世界中に散らばるウイグル族の難民社会は、祖国、家族、友人、そして、文化の損失を嘆いており、イスタンブールの難民社会も例外ではない。祖国ではウイグル族のパスポートは一つ残らず押収され、家族のつながりは断たれ、そして、家族は離れ離れになった。愛する者にいつ会えるのか、そして、会う事ができるのかどうかさえも定かではない。「このような状況で常に苦しむのは子供たちです。母語を守り、敬意を払う行為は、亡命者の変化と苦痛を和らげる方法の一つです」とヒラーイさんは指摘した。
生徒の1人が全国詩コンクールで優勝
ロクマン・ヒラーイさんの生徒の一人である、新疆南部ヨプルガ出身のイムラン・サダイ(Imran Sadai)さん(15歳)が、全国詩コンクールで優勝した。サダイさんの詩は、2016年に祖国を去り、自らのルーツを捨てたときの気持ちを表したものであり、心を打つ作品であった。

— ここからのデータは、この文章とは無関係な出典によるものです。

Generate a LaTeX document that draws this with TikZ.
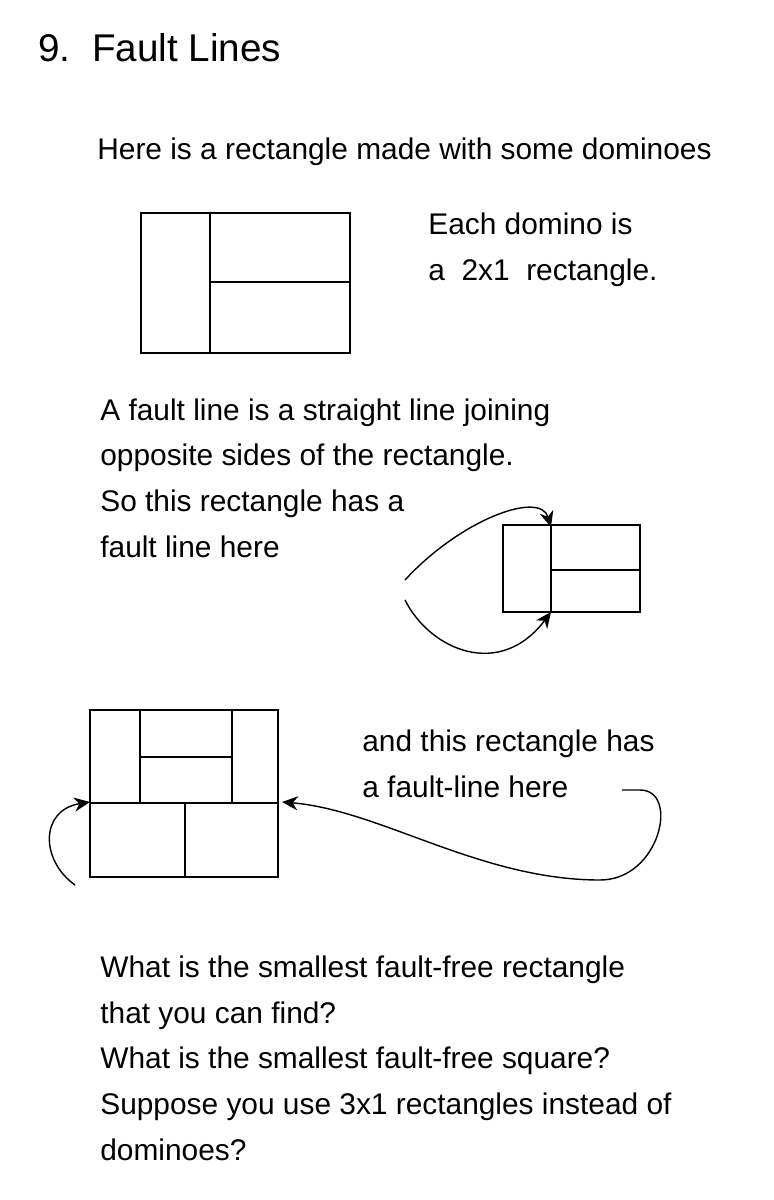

悲しんでいるのはサダイさんだけではなく、サダイさんは幼少期を過ごした山々や村々から遠く離れた新しい土地で必死に居場所を見つけようとする大勢のウイグル族の子供たちの気持ちを代弁している。ヒラーイさんが助けようとしているのは、このような子供たちだ。ヒラーイさんはサダイさんの詩の一つを紹介した。
「私は成長した。しかし、生まれ育った故郷から遠く離れた場所にいる。雪をかぶった極寒の山々も、
花が咲いた牧草地も、全て置いてきた。
心と魂を私は置いてきた。
我が祖国の町。我が村の川。
私が歩んだ全ての場所。我が心は今も彷徨っている。
壮大な山の頂上。薄暗い洞窟の中。
その陰で私は詩を綴った。私の心と魂は今も生き続けている。
月の光に照らされた平和な夜。友と寝転び、星を数えた。
私の心と魂は今後も生き続ける。
胸の中で国旗が揺れている。恐れを知らない鷲が宙を舞う。しかし、
私が年を取り、この場所を去る時がやって来れば、残った最愛の友は、私のために嘆き悲しむだろう。
我が雄大な母国よ、我が幸せが留まる場所よ。
先祖から引き継がれた我が家、私のいるべき場所。植物が生い茂る緑のオアシスよ!